##### Data

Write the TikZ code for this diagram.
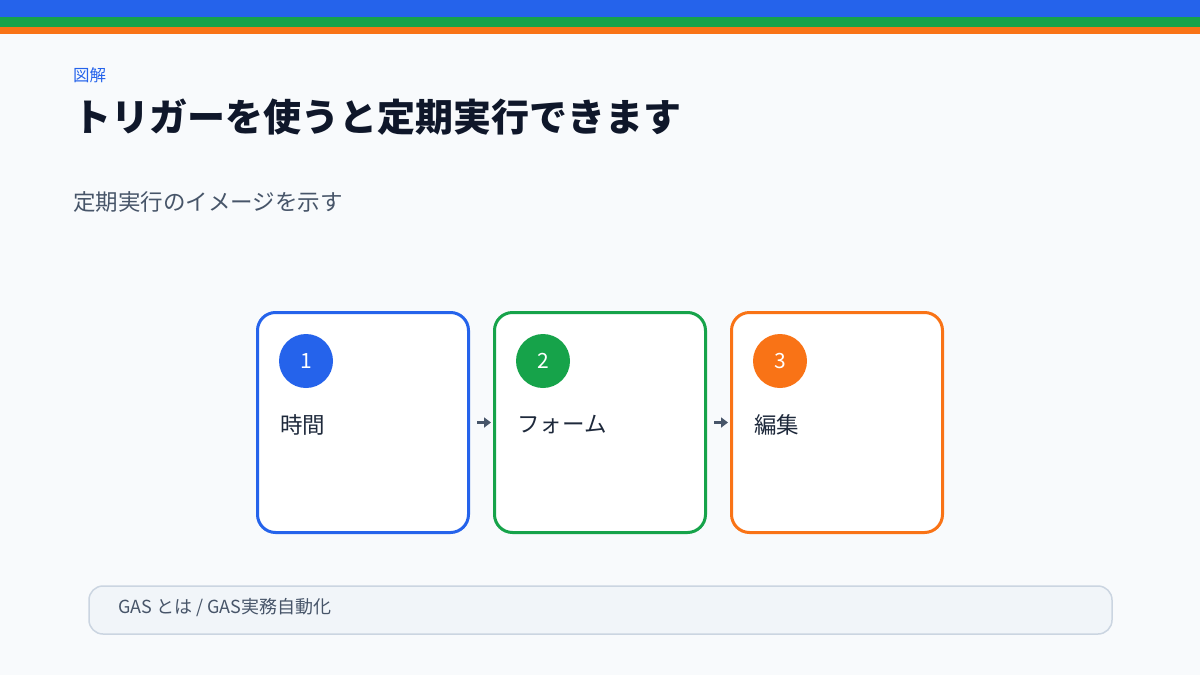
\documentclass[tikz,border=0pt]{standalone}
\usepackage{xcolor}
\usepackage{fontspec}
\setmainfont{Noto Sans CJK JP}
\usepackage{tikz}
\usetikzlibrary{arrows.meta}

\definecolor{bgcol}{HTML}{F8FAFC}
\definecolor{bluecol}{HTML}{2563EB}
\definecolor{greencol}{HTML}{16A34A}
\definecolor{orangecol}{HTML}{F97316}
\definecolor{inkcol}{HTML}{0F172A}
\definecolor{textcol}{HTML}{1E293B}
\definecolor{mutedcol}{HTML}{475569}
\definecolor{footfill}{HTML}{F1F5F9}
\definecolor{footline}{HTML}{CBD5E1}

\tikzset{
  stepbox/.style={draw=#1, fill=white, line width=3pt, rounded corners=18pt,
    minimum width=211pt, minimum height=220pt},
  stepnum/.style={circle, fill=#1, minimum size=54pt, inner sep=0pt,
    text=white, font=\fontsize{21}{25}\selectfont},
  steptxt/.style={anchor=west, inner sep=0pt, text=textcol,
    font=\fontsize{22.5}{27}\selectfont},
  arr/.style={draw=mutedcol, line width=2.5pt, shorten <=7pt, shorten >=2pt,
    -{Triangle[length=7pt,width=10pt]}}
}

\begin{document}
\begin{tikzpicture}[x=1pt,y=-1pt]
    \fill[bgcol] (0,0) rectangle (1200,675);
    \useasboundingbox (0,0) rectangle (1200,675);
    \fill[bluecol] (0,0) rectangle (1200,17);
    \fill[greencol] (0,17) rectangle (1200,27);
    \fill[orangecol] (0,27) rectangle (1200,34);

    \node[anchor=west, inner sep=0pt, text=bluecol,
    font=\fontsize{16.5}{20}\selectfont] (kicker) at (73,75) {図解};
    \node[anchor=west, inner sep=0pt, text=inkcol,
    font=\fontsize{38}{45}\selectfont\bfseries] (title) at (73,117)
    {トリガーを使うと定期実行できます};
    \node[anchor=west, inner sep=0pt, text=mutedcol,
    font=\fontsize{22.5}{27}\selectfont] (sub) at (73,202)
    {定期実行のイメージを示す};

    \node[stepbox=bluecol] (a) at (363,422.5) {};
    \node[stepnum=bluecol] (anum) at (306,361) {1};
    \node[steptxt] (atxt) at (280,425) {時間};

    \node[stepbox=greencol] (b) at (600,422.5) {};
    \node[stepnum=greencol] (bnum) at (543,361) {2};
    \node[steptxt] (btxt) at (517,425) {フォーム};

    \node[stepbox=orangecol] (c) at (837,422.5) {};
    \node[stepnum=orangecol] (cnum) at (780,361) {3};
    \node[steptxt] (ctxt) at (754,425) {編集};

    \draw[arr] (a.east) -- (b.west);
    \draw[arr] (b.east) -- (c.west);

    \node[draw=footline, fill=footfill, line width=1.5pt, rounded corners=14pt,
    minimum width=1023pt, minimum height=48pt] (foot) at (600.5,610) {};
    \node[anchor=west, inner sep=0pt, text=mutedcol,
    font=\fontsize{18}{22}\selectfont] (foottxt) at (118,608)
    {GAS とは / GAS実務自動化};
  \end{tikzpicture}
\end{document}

##########

§ **Required work**
Omit every picture, then reproduce the rest of the listing exactly.

§ **Answer to this exercise**
Write the TikZ code for this diagram.
\documentclass[tikz,border=0pt]{standalone}
\usepackage{xcolor}
\usepackage{fontspec}
\setmainfont{Noto Sans CJK JP}
\usepackage{tikz}
\usetikzlibrary{arrows.meta}

\definecolor{bgcol}{HTML}{F8FAFC}
\definecolor{bluecol}{HTML}{2563EB}
\definecolor{greencol}{HTML}{16A34A}
\definecolor{orangecol}{HTML}{F97316}
\definecolor{inkcol}{HTML}{0F172A}
\definecolor{textcol}{HTML}{1E293B}
\definecolor{mutedcol}{HTML}{475569}
\definecolor{footfill}{HTML}{F1F5F9}
\definecolor{footline}{HTML}{CBD5E1}

\tikzset{
  stepbox/.style={draw=#1, fill=white, line width=3pt, rounded corners=18pt,
    minimum width=211pt, minimum height=220pt},
  stepnum/.style={circle, fill=#1, minimum size=54pt, inner sep=0pt,
    text=white, font=\fontsize{21}{25}\selectfont},
  steptxt/.style={anchor=west, inner sep=0pt, text=textcol,
    font=\fontsize{22.5}{27}\selectfont},
  arr/.style={draw=mutedcol, line width=2.5pt, shorten <=7pt, shorten >=2pt,
    -{Triangle[length=7pt,width=10pt]}}
}

\begin{document}
\begin{tikzpicture}[x=1pt,y=-1pt]
    \fill[bgcol] (0,0) rectangle (1200,675);
    \useasboundingbox (0,0) rectangle (1200,675);
    \fill[bluecol] (0,0) rectangle (1200,17);
    \fill[greencol] (0,17) rectangle (1200,27);
    \fill[orangecol] (0,27) rectangle (1200,34);

    \node[anchor=west, inner sep=0pt, text=bluecol,
    font=\fontsize{16.5}{20}\selectfont] (kicker) at (73,75) {図解};
    \node[anchor=west, inner sep=0pt, text=inkcol,
    font=\fontsize{38}{45}\selectfont\bfseries] (title) at (73,117)
    {トリガーを使うと定期実行できます};
    \node[anchor=west, inner sep=0pt, text=mutedcol,
    font=\fontsize{22.5}{27}\selectfont] (sub) at (73,202)
    {定期実行のイメージを示す};

    \node[stepbox=bluecol] (a) at (363,422.5) {};
    \node[stepnum=bluecol] (anum) at (306,361) {1};
    \node[steptxt] (atxt) at (280,425) {時間};

    \node[stepbox=greencol] (b) at (600,422.5) {};
    \node[stepnum=greencol] (bnum) at (543,361) {2};
    \node[steptxt] (btxt) at (517,425) {フォーム};

    \node[stepbox=orangecol] (c) at (837,422.5) {};
    \node[stepnum=orangecol] (cnum) at (780,361) {3};
    \node[steptxt] (ctxt) at (754,425) {編集};

    \draw[arr] (a.east) -- (b.west);
    \draw[arr] (b.east) -- (c.west);

    \node[draw=footline, fill=footfill, line width=1.5pt, rounded corners=14pt,
    minimum width=1023pt, minimum height=48pt] (foot) at (600.5,610) {};
    \node[anchor=west, inner sep=0pt, text=mutedcol,
    font=\fontsize{18}{22}\selectfont] (foottxt) at (118,608)
    {GAS とは / GAS実務自動化};
  \end{tikzpicture}
\end{document}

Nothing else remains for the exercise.